Concerned that their city’s once-vibrant downtown core had fallen into decline as the furniture industry the area was long known for moved away, REALTORS® in High Point, N.C., sprang into action and played a key role in sponsoring a series of strategy sessions two years ago aimed at reversing the community’s fortunes.
Now, plans to reimagine High Point that emerged from those meetings in 2013, called charrettes, are moving ahead, as officials prepare to transform the parking lot in front of the city’s public library into a more functional and attractive space they hope will encourage people to come downtown more often—and even call it home one day. The project, set to begin during the next few months, will include play areas for children, pocket parks, trees and other features intended to make the parcel of land surrounding in front of the library a destination for people who live in the High Point region, said Mary Sizemore, director of the High Point Public Library.
“There’s a growing emphasis around the country on libraries serving as the center of communities,” and High Point is hopeful that the changes it is planning to make to the space outside its library will be a catalyst for improvement in the nearby area, she said.

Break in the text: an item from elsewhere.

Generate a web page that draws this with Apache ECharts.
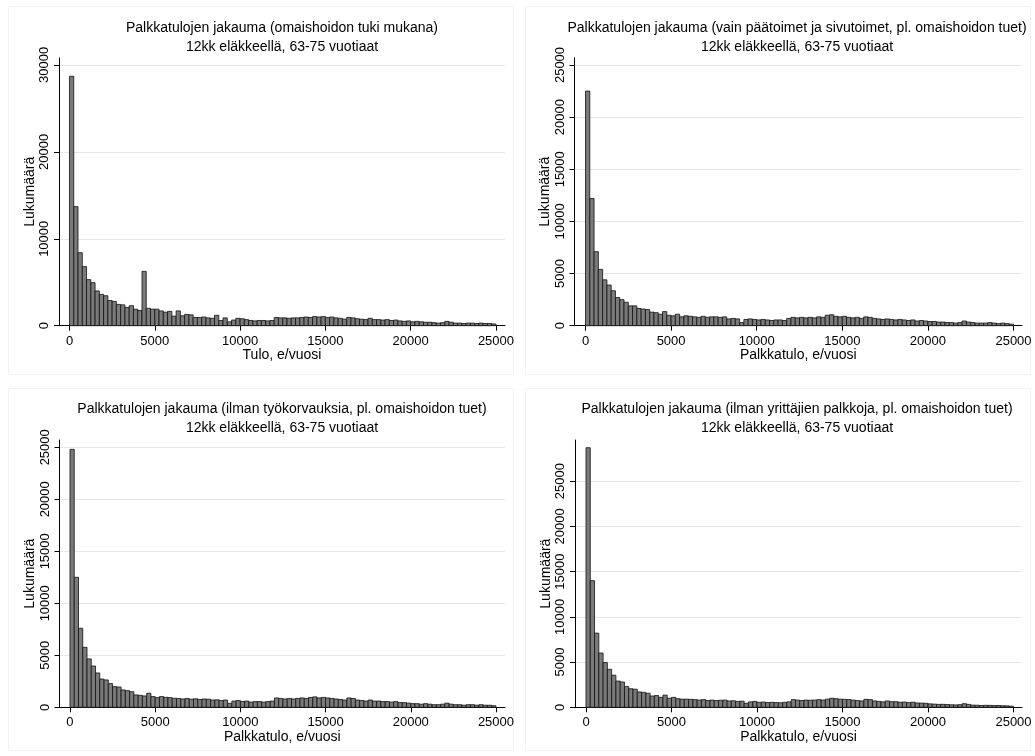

The idea for the library construction project is one of a number of proposals for revitalizing High Point that came from the charrettes, which were made possible in part by the High Point Regional Association of REALTORS® (HPRAR) through a $15,000 Smart Growth Grant from the National Association of REALTORS®. The HPRAR REALTORS® Commercial Alliance contributed another $1,500.
The High Point, N.C. public library and the parking lot that is set to be replaced.
Among the other ideas to bring new life to High Point produced by the charrettes was a proposal to make a stretch of Main Street, the city’s main thoroughfare, more walkable. City officials have not yet approved that suggestion, but other initiatives designed to bring visitors are under way, including a concert series at High Point’s historic train depot.
As a result of its involvement in the strategy sessions, the High Point Regional Association of REALTORS® has strengthened its ties with the local business community, said Ed Terry, executive vice president of the association. “We’re very visible now, and we have good ties with the Chamber of Commerce. They realize how important housing is to the overall success of High Point.”
In March, NAR presented HPRAR with a Community Outreach Award in recognition of its efforts to spark revitalization in High Point.
High Point jumps to life for one week every six months, when the internationally known High Point Market draws tens of thousands of people to the city of about 100,000 for the largest furniture industry trade show in the world, said Richard Wood, a retired financial adviser who serves as the volunteer director of The City Project, the nonprofit organization formed to pursue the urban renewal recommendations that stemmed from the charettes. But during the rest of the year, the city is largely quiet, because most of the furniture-manufacturing jobs that once underpinned the High Point economy have disappeared, a casualty of the shift of furniture production to overseas factories, he said.
“This is about getting back on our feet,” Wood said. “We want the real estate market to soar again in High Point,” and the changes coming to the library are a key step in that direction.